Si eliminamos todo punto de vista o posición contraria, lo que florecerá será un autoritarismo pasivo: una estructura hueca, incapaz de renovarse, que lentamente se marchitará ante la ausencia de oposición y de elementos que, más que ser contrarios a los nuestros, podrían servir para nutrir el desarrollo del país.
A estas alturas ha quedado claro que al país le sobran explicaciones de por qué los mexicanos, por más que el futbol nos une, sencillamente no podemos terminar de entendernos ni idear una idea en conjunto del país que queremos, pero, sobre todo, que merecemos.
Cuando alguien se empeña tanto en desacreditar el pasado, probablemente se deba a que el presente no tiene poco o nada que ofrecer.
Temiendo la consecuencia de la reforma judicial y sin poder ignorar por qué se hizo, mucha gente desconfía y piensa que esta mutación del sistema terminará suponiendo la desaparición silente e inevitable de uno de los pilares que sostienen la estabilidad y preservación del país.
De las destrucciones modernas de Estados, dos ejemplos destacan por encima del resto. El primero es el de Pol Pot y la devastación de Camboya. El segundo, el de Gaddafi y la creación de la “Yamahiriya” o Asamblea Verde, que consistía en sustituir al Estado por una asamblea permanente sustentada en una ideología basada en el poder popular.
Hoy, la propuesta de reforma judicial sólo podrá despejar las dudas de la ciudadanía si demuestra dos cosas:
1. Transparencia en el nombramiento de jueces, asegurando procedimientos competitivos, públicos y libres de clientelismos.
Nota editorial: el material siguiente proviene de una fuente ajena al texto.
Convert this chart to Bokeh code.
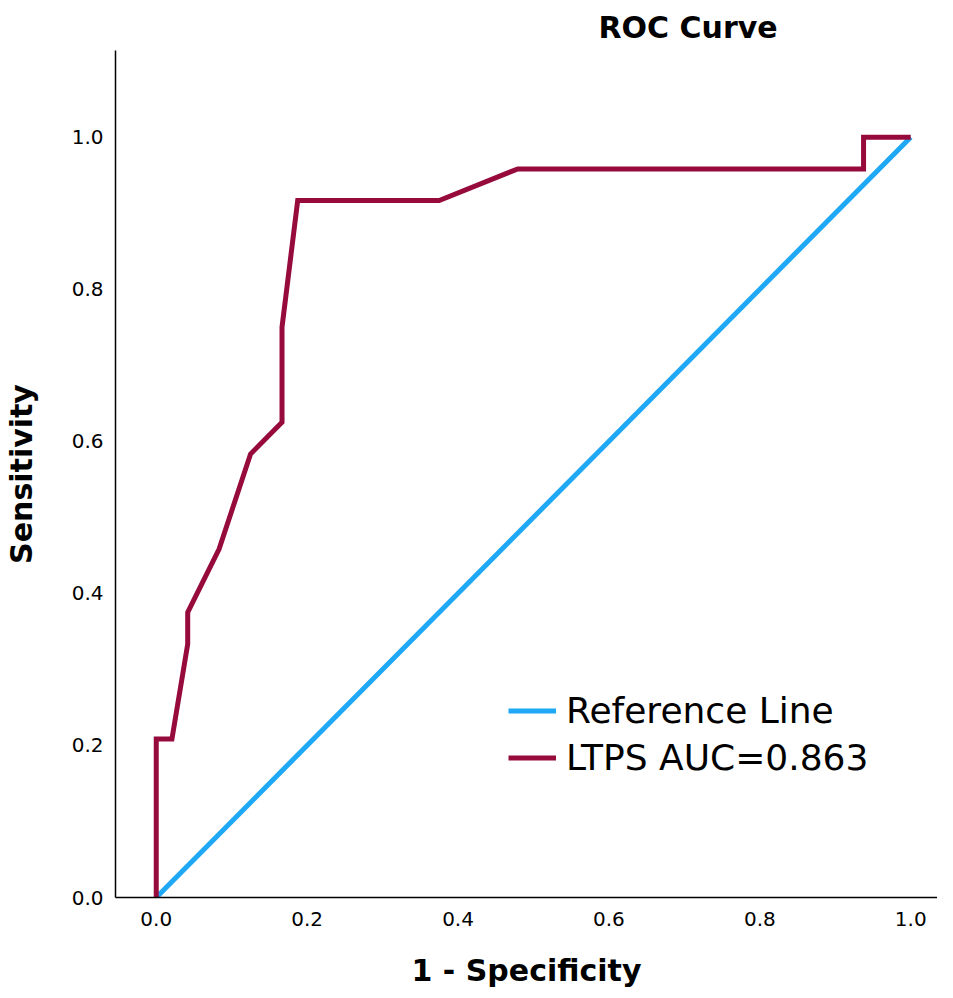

Es decir, que los ganadores no lo serán por suerte ni por una controversial actuación y presentación de su candidatura, como ya ha sucedido con algunas y algunos de los candidatos.
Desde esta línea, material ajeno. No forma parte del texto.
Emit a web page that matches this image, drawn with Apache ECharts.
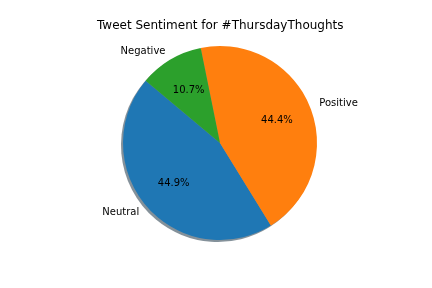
<!DOCTYPE html>
<html>
<head>
<meta charset="utf-8">
<script src="https://cdn.jsdelivr.net/npm/echarts@6/dist/echarts.min.js"></script>
<style>html,body{margin:0;padding:0;background:#fff;}#c{width:432px;height:288px;}</style>
</head>
<body>
<div id="c"></div>
<script>
var categories = ['Neutral', 'Positive', 'Negative'];
var values = [44.9, 44.4, 10.7];
var colors = ['#1f77b4', '#ff7f0e', '#2ca02c'];
var shadowColors = ['rgba(9,36,54,0.5)', 'rgba(77,38,4,0.5)', 'rgba(13,48,13,0.5)'];
var titleText = 'Tweet Sentiment for #ThursdayThoughts';

var R = 97, CX = 220, CY = 143;
var FONT = 'DejaVu Sans';

function mk(colorArr) {
  return categories.map(function (c, i) {
    return { name: c, value: values[i], itemStyle: { color: colorArr[i] } };
  });
}

var chart = echarts.init(document.getElementById('c'), null, { renderer: 'canvas' });
chart.setOption({
  animation: false,
  backgroundColor: '#fff',
  title: {
    text: titleText, left: 92, top: 15,
    textStyle: { fontFamily: FONT, fontSize: 12, fontWeight: 'normal', color: '#000' }
  },
  series: [
    {
      type: 'pie', silent: true, center: [CX - 2, CY + 2], radius: [0, R],
      startAngle: 140, clockwise: false, avoidLabelOverlap: false,
      label: { show: false }, labelLine: { show: false },
      data: mk(shadowColors)
    },
    {
      type: 'pie', silent: true, center: [CX, CY], radius: [0, R],
      startAngle: 140, clockwise: false, avoidLabelOverlap: false,
      itemStyle: { borderWidth: 0 },
      label: {
        show: true, position: 'outside', formatter: '{b}',
        fontFamily: FONT, fontSize: 10, color: '#000', distanceToLabelLine: 0
      },
      labelLine: { show: false, length: R * 0.1, length2: 0 },
      data: mk(colors)
    },
    {
      type: 'pie', silent: true, center: [CX, CY], radius: [R * 0.2, R],
      startAngle: 140, clockwise: false, avoidLabelOverlap: false,
      itemStyle: { color: 'rgba(0,0,0,0)', borderWidth: 0 },
      label: {
        show: true, position: 'inside',
        formatter: function (p) { return p.value.toFixed(1) + '%'; },
        fontFamily: FONT, fontSize: 10, color: '#000'
      },
      labelLine: { show: false },
      data: categories.map(function (c, i) { return { name: c, value: values[i] }; })
    }
  ]
});
</script>
</body>
</html>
2. Equilibrio efectivo de poderes, probando con el paso del tiempo que tanto el Poder Legislativo, como el Ejecutivo y el Judicial, actúan con independencia, pero también con responsabilidad al momento de velar por el interés común.
Sea cual sea la Constitución que quiera o esté buscando crear la actual fuerza política dominante, esperemos que ésta esté consolidada, proteja el sistema democrático y garantice, en todo momento, la separación de los poderes.